10 Januari 2008

Dalam Mencretku, Ada Cinta Ibu


Dulu, ketika masih kelas satu SMU, aku pernah terkena diare yang cukup parah. Meski tidak sempat terbaring di rumah sakit – aku lebih 'suka' sakit di rumah – namun, kondisiku waktu itu benar-benar payah. Tubuhku lemah. Pusing dan mual-mual jadi satu paket. Badanku panas. Nafsu makanku terpasung. Aku akan lebih suka berada di balik selimut sambil membaca buku atau mengkhayal. Mengkhayal kematian. Aku juga heran, jika sakit, aku gampang sekali ingat kematian.

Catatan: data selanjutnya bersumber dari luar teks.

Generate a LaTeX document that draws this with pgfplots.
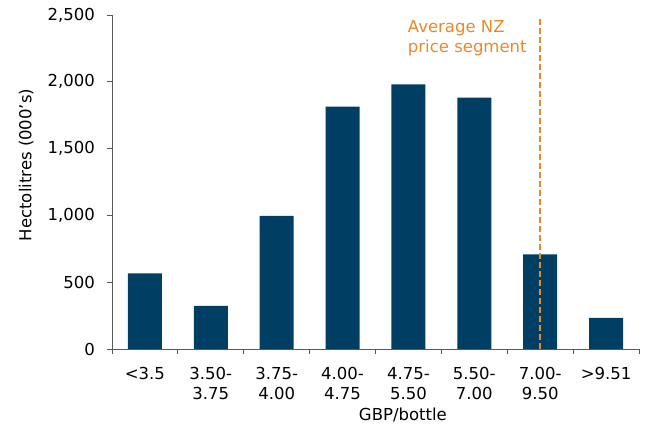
\documentclass[border=0pt]{standalone}
\usepackage{fontspec}
\setmainfont{DejaVu Sans}
\usepackage{pgfplots}
\pgfplotsset{compat=1.18}
\definecolor{barblue}{HTML}{003F63}
\definecolor{nzorange}{HTML}{E8892B}
\definecolor{axisgray}{HTML}{595959}

\begin{document}
\fontsize{16.5}{20}\selectfont
\begin{tikzpicture}
  % fix the page to the reference's margins round the axis box
  \path[use as bounding box] (-112pt,-78pt) rectangle (534pt,349pt);
  \begin{axis}[
      scale only axis,
      width=527pt, height=334pt,
      at={(0,0)}, anchor=south west,
      axis x line=bottom, axis y line=left,
      axis line style={axisgray, line width=0.8pt, -},
      xmin=-0.5, xmax=7.5,
      ymin=0, ymax=2500,
      xtick={0,...,7},
      xticklabels={{<3.5},{3.50-\\3.75},{3.75-\\4.00},{4.00-\\4.75},{4.75-\\5.50},{5.50-\\7.00},{7.00-\\9.50},{>9.51}},
      major x tick style={draw=none},
      minor xtick={-0.5,0.5,...,7.5},
      minor x tick style={axisgray, line width=0.8pt},
      minor tick length=5pt,
      xtick pos=bottom,
      x tick label style={align=center, inner sep=0pt, yshift=-13pt, font=\fontsize{16.5}{20}\selectfont},
      ytick={0,500,...,2500},
      ytick pos=left,
      y tick style={axisgray, line width=0.8pt},
      tick align=outside,
      major tick length=5pt,
      y tick label style={inner xsep=0pt, xshift=-12pt},
      /pgf/number format/.cd, 1000 sep={,}, assume math mode=true,
      /pgfplots/.cd,
      xlabel={GBP/bottle},
      xlabel style={at={(axis description cs:0.552,-0.198)}, anchor=center},
      ylabel={Hectolitres (000's)},
      ylabel style={at={(axis description cs:-0.163,0.551)}, anchor=center},
      clip=false,
    ]
    \addplot[ybar, bar width=34pt, fill=barblue, draw=none] coordinates {
      (0,566) (1,322) (2,997) (3,1814) (4,1981) (5,1881) (6,709) (7,232)
    };
    \addplot[nzorange, line width=1.5pt, dash pattern=on 6pt off 3pt] coordinates {
      (6,0) (6,2485)
    };
    \node[nzorange, anchor=north west, align=left, inner sep=0pt]
      at (axis cs:3.99,2460) {Average NZ\\price segment};
  \end{axis}
\end{tikzpicture}
\end{document}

Setiap kali sakit, orang yang paling dekat dan 'selalu' ada untukku adalah inaq (ibu, sasak)-ku. Secara, beliau ibu rumah tangga. Kantornya, ya rumah kami. Beliau tetap berada di rumah, sementara bapak ke kantor Depag Lombok Timur, dan anak-anaknya berangkat ke sekolah.

Aku merasa beruntung dengan status beliau sebagai ibu rumah tangga. Sebab, beliau tak perlu kenal dengan yang namanya jam kantor, datang pagi-pagi dan tepat waktu, memakai seragam kantor, menyerahkan pekerjaan rumah pada pembantu, dan kesibukan khas a la pegawai kantoran. Alhamdulillah, beliau tetap berada di rumah. Mengurus kami berenam (bapak, aku dan ketiga adik-adikku, juga nenekku dari pihak ibu yang tinggal bersama kami). Untung pula, kelima kakakku tinggal di Mataram. Jadi, beban ibu bisa sedikit lebih ringan.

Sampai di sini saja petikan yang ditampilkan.